Sounds like a contradiction - light being faster than itself. However, by FTL I mean "Faster Than the speed of Light in a vacuum".
Recently my attention has been drawn to some reports of light pulses in an optical fibre travelling FTL. They tend to be quite sensational - making much of the great but unspecified implications for communication. I thought I'd check it out.
There are a bunch of papers about this, like this one. So it's real! Next I had to actually read them, and find people in the field to help me understand them - one of the advantages of having a scientific community. Gradually understanding dawns and, as suspected, it's a trick.
I was shown a nice animation that illustrates the effect quite well.
When the articles say "FTL light pulse" what we imagine is that someone points a torch (or something) down a fiber, turns it on, turns it off. The middle of the pulse (the "group velocity") is FTL. But that's not quite what is going on here.

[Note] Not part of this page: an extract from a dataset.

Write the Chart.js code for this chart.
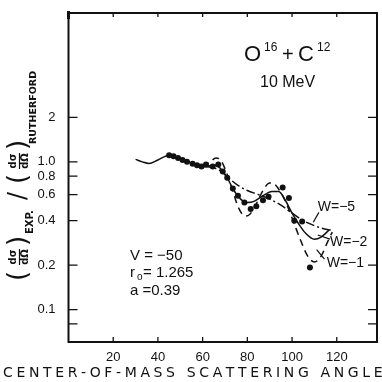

If you watch the animation, nothing at all physical is going FTL ... the individual photons are all STL. Light moving Slower Than Light is not a problem, lightspeed in a medium is less than in a vacuum, it's how optical fibers work. What happens is that each of the colors travel at a different STL speed, and so they interfere with each other. The colors still add up to white light, but the brightest part of the beam (not pulse) changes position quickly - FTL. Those are the big wiggles in the animation. It is the bright bump in the beam that the authors of the papers are calling the "superluminal pulse" and the sensational articles are "forgetting" that this pulse is just part of an overall beam.
And the great consequences for communication?
The superluminal pulses cannot be used for FTL communication. The other effects, slowing down the long-wavelength colors and all that, those are the bits with the potential use. Greatly slowing light pulses would be useful in making optical computers for example. Light is just too darn fast.